TI’s dispute with Hyundai stemmed from a dispute about an existing cross-licensing transaction between the companies, which are not competitors.
“Here, Genband probably doesn’t want to offer a license,” Smith said. “They likely want the injunction to get the competitor to stop making its product.”
In a statement on the Metaswitch web site, the company’s CEO, Martin Lund, said the business “intends to challenge the jury’s verdict in further proceedings in the district court and, if necessary, on appeal.”
The jury’s decision will not have a significant impact on Metaswitch, Lund’s statement says.
“The verdict in no way affects Metaswitch’s operational or financial stability, its commitment to continued innovation, or the ongoing development of, and support for, its products,” the statement said.
As is common with patent disputes in the telecommunications industry, Metaswitch responded to the infringement suit that Genband launched in January 2014 by suing the Plano company in March of that year.
Metaswitch’s infringement case is set for trial starting Monday, March 14, before Judge Gilstrap in Marshall.
Kubehl is the lead attorney on that case for Genband, court records show.
Charles Verhoeven, a partner in the San Francisco office of Quinn Emanuel Urquhart & Sullivan, is leading Metaswitch’s trial team in that case, court records say. Neither he nor fellow Quinn Emanuel partner Kevin A. Smith – who was in charge of Metaswitch’s defense in last week’s trial – responded to an email seeking comment.
Phone calls over the Internet
Broadly speaking, the Genband patents in dispute at last week’s trial covered inventions that allow consumers and businesses to make phone calls over the Internet, a type of technology called “voice over Internet Protocol,” or “voice over IP.”
A pair of the Genband patents in question covered features of the company’s first product, a system that helped bridge old phone networks, – which moved calls over copper wires, – and the Internet, which sends data over fiber-optics. That type of system is called a “media gateway.”
“Genband still sells that product, which is now called the G6,” Kubehl said. “It is very unusual in this space for a product to really stand the test of time.”
Other Genband intellectual property in dispute at the trial covered two broad types of technologies, according to Kubehl:
• “Softswitches,” which in this case bring calling features from traditional phone networks, such as 1-800 calls, to calls made on the Internet;
• “Session border controller,” which protect a company’s internal network from outside security threats.
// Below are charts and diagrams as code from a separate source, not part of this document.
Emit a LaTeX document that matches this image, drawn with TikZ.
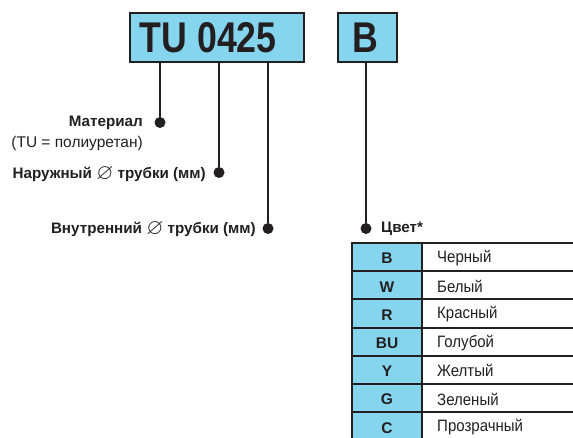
\documentclass[tikz,border=0pt]{standalone}
\usepackage{fontspec}
\usepackage{amssymb}
\usepackage{graphicx}
\setmainfont{Liberation Sans}
\newfontfamily\narrowfont[FakeStretch=0.83]{Liberation Sans}
\newfontfamily\tablefont[FakeStretch=0.91]{Liberation Sans}
\newcommand{\dia}{\raisebox{-0.1ex}{\scalebox{1.45}{$\varnothing$}}}
\definecolor{sky}{RGB}{134,213,238}
\definecolor{ink}{RGB}{35,31,32}
\tikzset{
  codebox/.style={draw=ink, line width=2pt, fill=sky, inner sep=0pt, minimum height=49pt},
  bigtxt/.style={inner sep=0pt, font=\narrowfont\fontsize{43}{43}\selectfont\bfseries, text=ink},
  conn/.style={draw=ink, line width=2pt},
  dotmark/.style={circle, fill=ink, inner sep=0pt, minimum size=11pt},
  lbl/.style={inner sep=0pt, anchor=east, font=\fontsize{15.2}{15}\selectfont\bfseries, text=ink},
  lblreg/.style={inner sep=0pt, anchor=east, font=\fontsize{15.5}{15}\selectfont, text=ink},
  cell/.style={draw=ink, line width=2pt, fill=sky},
  codetxt/.style={inner sep=0pt, font=\fontsize{15.5}{15}\selectfont\bfseries, text=ink},
  nametxt/.style={inner sep=0pt, anchor=west, font=\tablefont\fontsize{16.5}{16}\selectfont, text=ink}
}
\begin{document}
\begin{tikzpicture}[x=1pt,y=-1pt]
\useasboundingbox (0,0) rectangle (573,437);
\clip (0,0) rectangle (573,437);
% top boxes
\node[codebox, minimum width=174pt] (tu) at (217,37.5) {};
\node[bigtxt, anchor=west] (tut) at (139.5,38) {TU 0425};
\node[codebox, minimum width=59pt] (bb) at (367.5,37.5) {};
\node[bigtxt] (bbt) at (365.5,38) {B};
% dots
\node[dotmark] (d1) at (160,122.5) {};
\node[dotmark] (d2) at (219,172.5) {};
\node[dotmark] (d3) at (268,228.5) {};
\node[dotmark] (d4) at (366,228.5) {};
\draw[conn] (d1) -- (d1 |- tu.south);
\draw[conn] (d2) -- (d2 |- tu.south);
\draw[conn] (d3) -- (d3 |- tu.south);
\draw[conn] (d4) -- (d4 |- bb.south);
% labels
\node[lbl] (l1) at (143,123) {Материал};
\node[lblreg] (l1b) at (143,143) {(TU = полиуретан)};
\node[lbl] (l2) at (206,174) {Наружный \dia{} трубки (мм)};
\node[lbl] (l3) at (256,229) {Внутренний \dia{} трубки (мм)};
\node[lbl, anchor=west] (l4) at (381,229) {Цвет*};
% table
\foreach \i/\c/\n in {0/B/Черный,1/W/Белый,2/R/Красный,3/BU/Голубой,4/Y/Желтый,5/G/Зеленый,6/C/Прозрачный}{
  \draw[cell] (352,243+28.2*\i) rectangle (422,243+28.2*\i+28.2);
  \draw[conn] (422,243+28.2*\i) -- (580,243+28.2*\i);
  \node[codetxt] (c\i) at (387,258.5+28.2*\i) {\c};
  \node[nametxt] (n\i) at (437,258+28.2*\i) {\n};
}
\end{tikzpicture}
\end{document}
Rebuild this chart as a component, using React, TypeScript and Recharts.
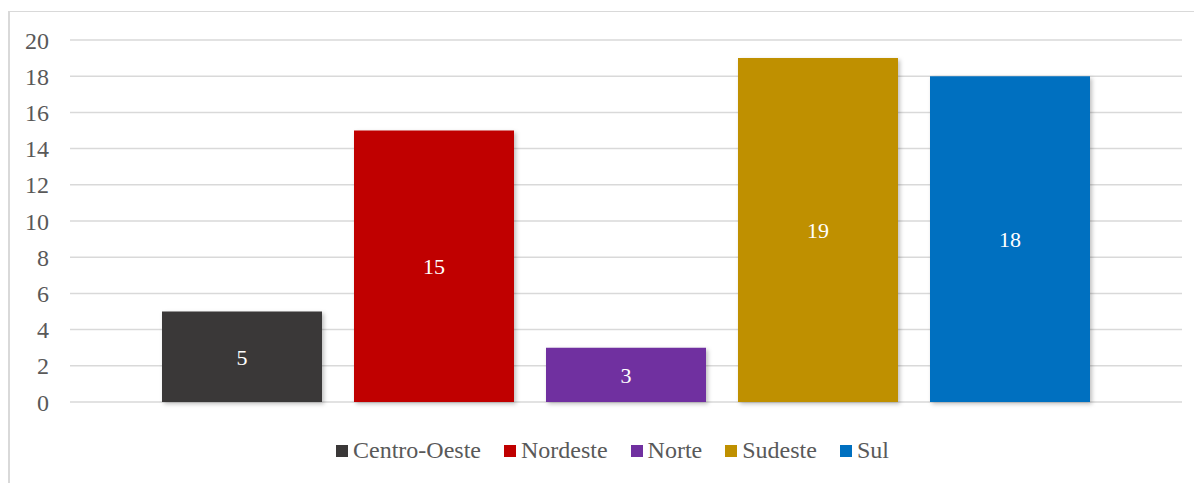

Genband is a rare survivor of the boom that hit the Texas telecommunications equipment industry in the late 1990s.
Founded in Austin in 1999 under the name General Bandwidth, the company encountered tough sledding when the bust set in during early part of the last decade.
Companies that supply calling and data services were supposed to be General Bandwidth’s customer base, but their spending on their networks went off a cliff. So did the venture capital that had been so plentiful during the telecommunications bubble.
After getting new leadership in 2004, General Bandwidth changed its name to Genband, moved its headquarters to North Texas and forged a series of acquisitions and partnerships over the succeeding years.
Today, the company is a major player in its field. It has customers in more than 80 countries and annual revenue of nearly $1 billion, according to CNBC, which in May 2015 ranked Genband 22nd in a list of “most disruptive” businesses.
Under the stewardship of David Walsh, who was named president, chairman and CEO in 2013, Genband is a majority-owned subsidiary of JPMorgan Chase, according to the Genband web site.